Recommended Paul Rubens Setup for Glazing Practice
Paul Rubens 24 Vivid Colors Watercolor Set
Best for transparent color tests, small glazing studies, and learning how diluted layers shift value.
Paul Rubens Cold Press Watercolor Paper Block
Best when you want repeated washes to stay flatter while learning wet-on-dry layering.
Paul Rubens Synthetic Squirrel Brush Set
Best for soft, even glaze passes without scraping into the dry layer underneath.
Paul Rubens Portable Hot Press Paper Pad
Best for small glaze tests where you want to inspect edge control and transparency.
Final Recommendation
Use glazing when the first layer is right but not finished. If the layer is still wet, blend. If the layer is dry and needs depth, temperature, or unity, glaze. If the area is already dull, dark, or overworked, step back before adding more paint.

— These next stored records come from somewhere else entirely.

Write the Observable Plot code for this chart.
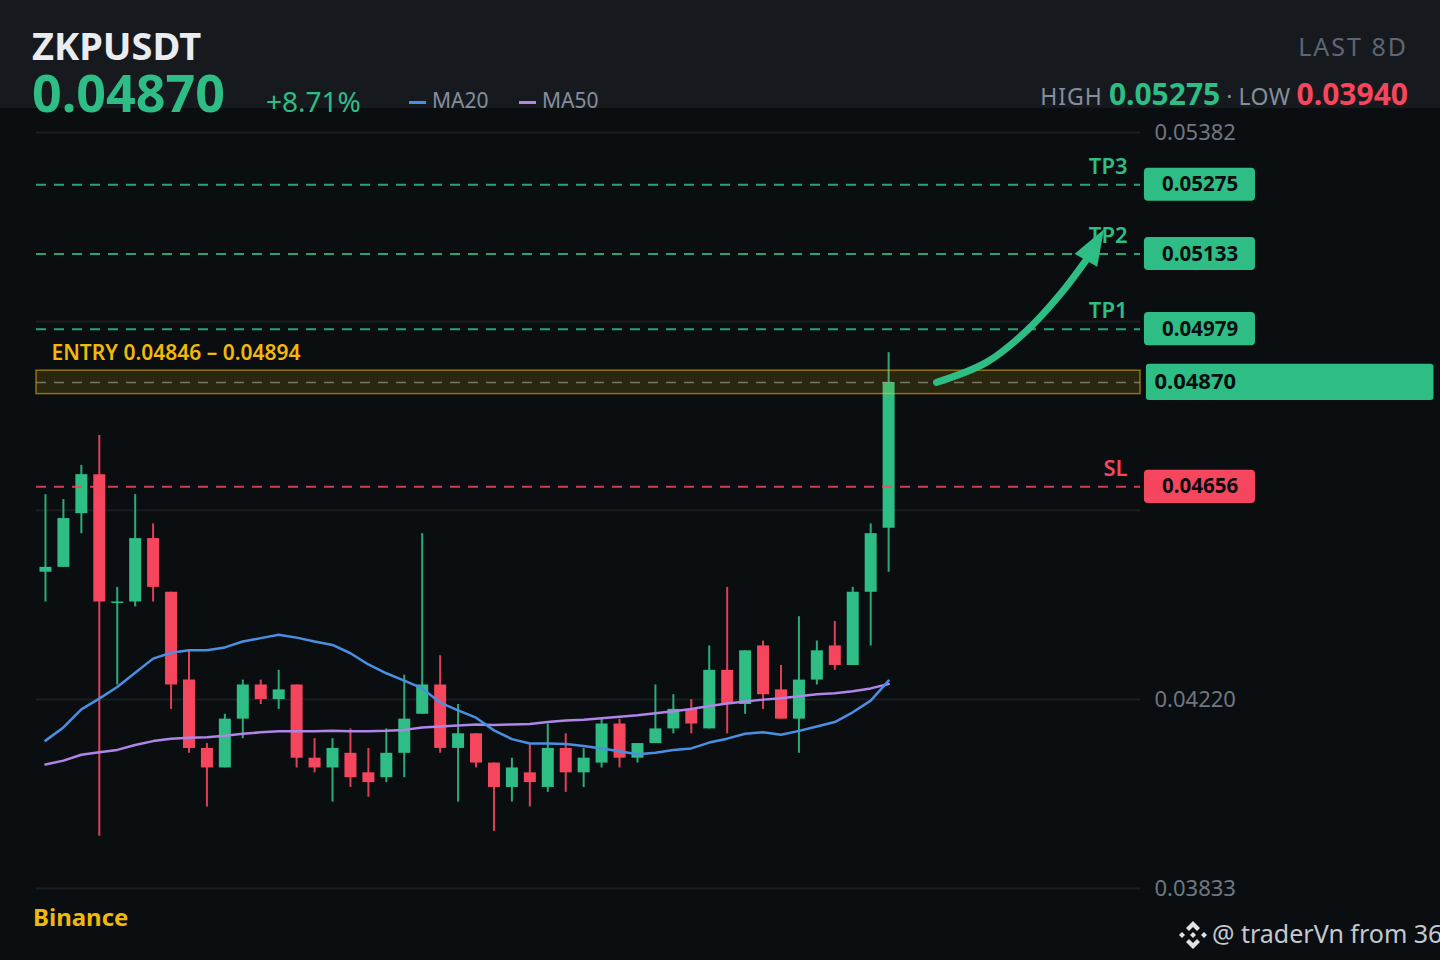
<!DOCTYPE html>
<html>
<head>
<meta charset="utf-8">
<script src="https://cdn.jsdelivr.net/npm/d3@7"></script>
<script src="https://cdn.jsdelivr.net/npm/@observablehq/plot@0.6"></script>
<style>
  html, body { margin: 0; padding: 0; background: #0b0e11; width: 1440px; height: 960px; overflow: hidden; font-family: "Noto Sans", sans-serif; }
  #band { position: absolute; left: 0; top: 0; width: 1440px; height: 108px; background: #161a1f; }
  #chart { position: absolute; left: 0; top: 0; }
  .t { position: absolute; white-space: nowrap; line-height: 1; }
  .sw { position: absolute; height: 3px; width: 17px; top: 101px; }
</style>
</head>
<body>
<div id="band"></div>
<div id="chart"></div>
<div class="t" style="left:32px;top:26px;font-size:38px;font-weight:700;color:#eaecef">ZKPUSDT</div>
<div class="t" style="left:32px;top:66px;font-size:52px;font-weight:700;color:#2ebd85">0.04870</div>
<div class="t" style="left:266px;top:87px;font-size:28px;color:#2ebd85">+8.71%</div>
<div class="sw" style="left:409px;background:#4a90e2"></div>
<div class="t" style="left:432px;top:90px;font-size:21px;color:#848e9c">MA20</div>
<div class="sw" style="left:519px;background:#b085e8"></div>
<div class="t" style="left:542px;top:90px;font-size:21px;color:#848e9c">MA50</div>
<div class="t" style="right:32px;top:34px;font-size:25px;letter-spacing:2px;color:#5e6673">LAST 8D</div>
<div class="t" style="right:32px;top:79px;font-size:23px;color:#848e9c;display:flex;align-items:baseline">
  <span style="letter-spacing:1px">HIGH</span>&nbsp;<span style="font-size:30px;font-weight:700;color:#2ebd85">0.05275</span>&nbsp;<span style="font-size:23px">·</span>&nbsp;<span style="letter-spacing:.5px">LOW</span>&nbsp;<span style="font-size:30px;font-weight:700;color:#f6465d">0.03940</span>
</div>
<div class="t" style="left:33px;top:905px;font-size:24px;font-weight:700;color:#f0b90b">Binance</div>
<svg style="position:absolute;left:1178px;top:920px" width="30" height="30" viewBox="-15 -15 30 30">
  <g fill="#dfe3e8">
    <path d="M0,-14 L7,-7 L4,-4 L0,-8 L-4,-4 L-7,-7 Z"/>
    <path d="M0,14 L7,7 L4,4 L0,8 L-4,4 L-7,7 Z"/>
    <path d="M-14,0 L-11,-3 L-8,0 L-11,3 Z"/>
    <path d="M14,0 L11,-3 L8,0 L11,3 Z"/>
    <path d="M0,-3 L3,0 L0,3 L-3,0 Z"/>
  </g>
</svg>
<div class="t" style="left:1212px;top:921px;font-size:25px;color:#c4c9cf">@ traderVn from 36</div>
<script>
const open  = [0.04481,0.04491,0.04601,0.04681,0.04417,0.04420,0.04550,0.04440,0.04260,0.04120,0.04080,0.04180,0.04250,0.04220,0.04250,0.04100,0.04080,0.04110,0.04070,0.04060,0.04110,0.04190,0.04250,0.04120,0.04150,0.04090,0.04040,0.04070,0.04040,0.04120,0.04070,0.04090,0.04170,0.04100,0.04130,0.04160,0.04200,0.04160,0.04280,0.04210,0.04330,0.04240,0.04180,0.04260,0.04330,0.04290,0.04440,0.04571];
const close = [0.04491,0.04591,0.04681,0.04420,0.04420,0.04550,0.04450,0.04250,0.04120,0.04080,0.04180,0.04250,0.04220,0.04240,0.04100,0.04080,0.04120,0.04060,0.04050,0.04110,0.04180,0.04250,0.04120,0.04150,0.04090,0.04040,0.04080,0.04050,0.04120,0.04070,0.04100,0.04170,0.04100,0.04130,0.04160,0.04200,0.04170,0.04280,0.04210,0.04320,0.04230,0.04180,0.04260,0.04320,0.04290,0.04440,0.04560,0.04870];
const high  = [0.04640,0.04630,0.04700,0.04761,0.04450,0.04640,0.04580,0.04440,0.04320,0.04130,0.04190,0.04260,0.04260,0.04280,0.04250,0.04140,0.04140,0.04160,0.04120,0.04160,0.04270,0.04560,0.04310,0.04210,0.04150,0.04090,0.04100,0.04130,0.04170,0.04150,0.04120,0.04180,0.04180,0.04130,0.04250,0.04230,0.04220,0.04330,0.04450,0.04320,0.04340,0.04290,0.04390,0.04340,0.04380,0.04450,0.04580,0.04931];
const low   = [0.04420,0.04491,0.04560,0.03940,0.04250,0.04410,0.04420,0.04200,0.04110,0.04000,0.04080,0.04140,0.04210,0.04200,0.04080,0.04070,0.04010,0.04040,0.04020,0.04050,0.04060,0.04190,0.04110,0.04010,0.04080,0.03950,0.04010,0.04000,0.04030,0.04030,0.04040,0.04080,0.04080,0.04090,0.04130,0.04150,0.04150,0.04160,0.04150,0.04190,0.04200,0.04180,0.04110,0.04250,0.04280,0.04290,0.04330,0.04481];
const ma20  = [0.04136,0.04163,0.04200,0.04222,0.04246,0.04275,0.04304,0.04316,0.04321,0.04321,0.04327,0.04339,0.04346,0.04353,0.04347,0.04339,0.04332,0.04315,0.04292,0.04274,0.04259,0.04243,0.04214,0.04198,0.04183,0.04157,0.04139,0.04130,0.04130,0.04129,0.04125,0.04120,0.04114,0.04108,0.04111,0.04117,0.04120,0.04132,0.04140,0.04150,0.04153,0.04148,0.04156,0.04165,0.04174,0.04194,0.04218,0.04259];
const ma50  = [0.04087,0.04095,0.04107,0.04112,0.04117,0.04127,0.04135,0.04140,0.04142,0.04143,0.04146,0.04150,0.04153,0.04155,0.04155,0.04155,0.04156,0.04155,0.04155,0.04156,0.04158,0.04163,0.04165,0.04167,0.04169,0.04168,0.04169,0.04170,0.04174,0.04177,0.04179,0.04182,0.04185,0.04188,0.04192,0.04196,0.04201,0.04207,0.04212,0.04216,0.04220,0.04223,0.04227,0.04231,0.04233,0.04237,0.04243,0.04252];

const gridTicks = [0.05382,0.04995,0.04608,0.04220,0.03833];
const axisTicks = [0.05382,0.04220,0.03833];
const levelNames  = ["TP3","TP2","TP1","SL"];
const levelValues = [0.05275,0.05133,0.04979,0.04656];
const entryLow = 0.04846, entryHigh = 0.04894, lastPrice = 0.04870;
const arrowX = [49.67,52.45,54.7,56.6,58.0];
const arrowY = [0.04870,0.04911,0.04976,0.05052,0.05120];

const GREEN = "#2ebd85", RED = "#f6465d", BLUE = "#4a90e2", PURPLE = "#b085e8", GOLD = "#f0b90b", INK = "#0b0e11";
const fmt = d => d.toFixed(5);
const idx = d3.range(open.length);
const upColor = i => close[i] >= open[i] ? GREEN : RED;
const levelColor = (_, i) => levelNames[i] === "SL" ? RED : GREEN;
const levels = levelNames.map((name, i) => ({name, value: levelValues[i], color: levelColor(null, i)}));

const arrowHead = {
  draw(context, l) {
    context.moveTo(-13, 0);
    context.lineTo(0, -l);
    context.lineTo(13, 0);
    context.closePath();
  }
};

const chart = Plot.plot({
  width: 1440,
  height: 960,
  marginLeft: 36,
  marginRight: 300,
  marginTop: 132,
  marginBottom: 72,
  style: {background: "transparent", fontFamily: "'Noto Sans', sans-serif", overflow: "visible"},
  x: {domain: [-0.5, 61.04], axis: null},
  y: {domain: [0.03833, 0.05382], axis: null},
  marks: [
    Plot.gridY(gridTicks, {stroke: "#1a1e22", strokeOpacity: 1, strokeWidth: 2}),
    Plot.axisY(axisTicks, {anchor: "right", tickSize: 0, tickPadding: 14, fontSize: 22, fill: "#6f7782", tickFormat: fmt, label: null}),
    // wicks and bodies
    Plot.ruleX(idx, {x: i => i, y1: i => low[i], y2: i => high[i], stroke: upColor, strokeWidth: 2, strokeOpacity: 0.9}),
    Plot.ruleX(idx, {x: i => i, y1: i => open[i], y2: i => close[i], stroke: upColor, strokeWidth: 12}),
    // moving averages
    Plot.line(ma50, {x: (_, i) => i, y: d => d, stroke: PURPLE, strokeWidth: 2.5}),
    Plot.line(ma20, {x: (_, i) => i, y: d => d, stroke: BLUE, strokeWidth: 2.5}),
    // entry zone
    Plot.rect([0], {x1: -0.5, x2: 61.04, y1: entryLow, y2: entryHigh, fill: GOLD, fillOpacity: 0.14, stroke: GOLD, strokeOpacity: 0.55, strokeWidth: 1.5}),
    Plot.ruleY([lastPrice], {stroke: "#9a9a8a", strokeOpacity: 0.7, strokeWidth: 1.5, strokeDasharray: "10,8"}),
    // target and stop levels
    Plot.ruleY(levels, {y: "value", stroke: "color", strokeOpacity: 0.85, strokeWidth: 2, strokeDasharray: "10,8"}),
    Plot.text(levels, {x: 61.04, y: "value", text: "name", fill: "color", dx: -13, dy: -18, textAnchor: "end", fontSize: 22, fontWeight: 600}),
    Plot.text(["ENTRY 0.04846 – 0.04894"], {x: -0.5, y: entryHigh, text: d => d, dx: 15, dy: -17, textAnchor: "start", fill: GOLD, fontSize: 21, fontWeight: 600}),
    // price tags
    Plot.rect(levels, {x1: 61.26, x2: 67.45, y1: d => d.value - 0.00034, y2: d => d.value + 0.00034, fill: "color", rx: 4}),
    Plot.text(levels, {x: 64.36, y: "value", text: d => fmt(d.value), fill: INK, fontSize: 20.5, fontWeight: 700}),
    Plot.rect([lastPrice], {x1: 61.37, x2: 77.4, y1: d => d - 0.00037, y2: d => d + 0.00037, fill: GREEN, rx: 3}),
    Plot.text([lastPrice], {x: 61.37, y: d => d, text: fmt, dx: 8, textAnchor: "start", fill: INK, fontSize: 22, fontWeight: 700}),
    // target arrow
    Plot.line(arrowX, {x: d => d, y: (_, i) => arrowY[i], curve: "catmull-rom", stroke: GREEN, strokeWidth: 7, strokeLinecap: "round"}),
    Plot.vector([0], {x: 58.0, y: 0.05120, length: 36, rotate: 30, shape: arrowHead, anchor: "start", fill: GREEN, stroke: GREEN, strokeWidth: 0})
  ]
});
document.getElementById("chart").append(chart);
</script>
</body>
</html>
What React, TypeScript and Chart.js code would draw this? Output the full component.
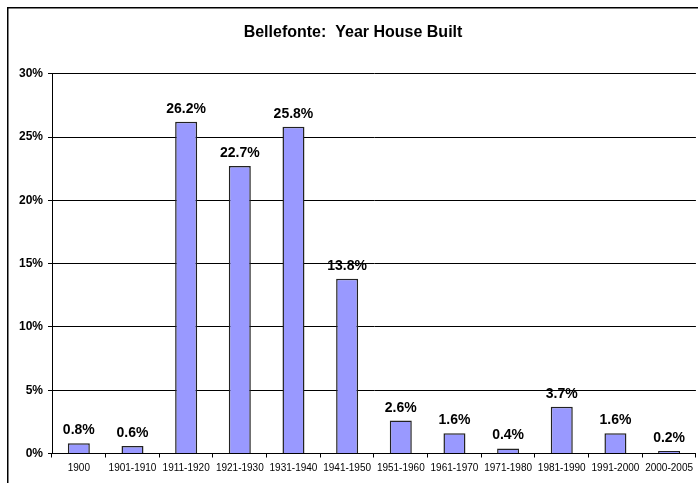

A good glaze is quiet. It should make the painting look more intentional without making the viewer think about the technique.
FAQ
What is watercolor glazing?
Watercolor glazing is the process of painting a thin transparent wash over a completely dry layer to deepen value, shift color, or unify an area without covering the paper glow.
How long should watercolor dry before glazing?
Wait until the paper is bone dry. Depending on paper, humidity, and wash size, that may be 10 minutes, 30 minutes, or longer. If the paper still feels cool or looks darker, wait.
Why does my watercolor glaze turn muddy?
Muddy glazing usually comes from using opaque color, glazing over a dull mix, brushing too many times, or adding a new layer before the first layer is fully dry.
Is hot press or cold press paper better for glazing?
Cold press is more forgiving for general glazing and repeated washes. Hot press is useful for small tests and detail work because it shows edge control more clearly.
Can you glaze with metallic watercolor?
You can, but it is not the best way to learn glazing. Metallic paint contains reflective particles that sit on the surface. Use transparent standard watercolor first, then add metallic accents near the end.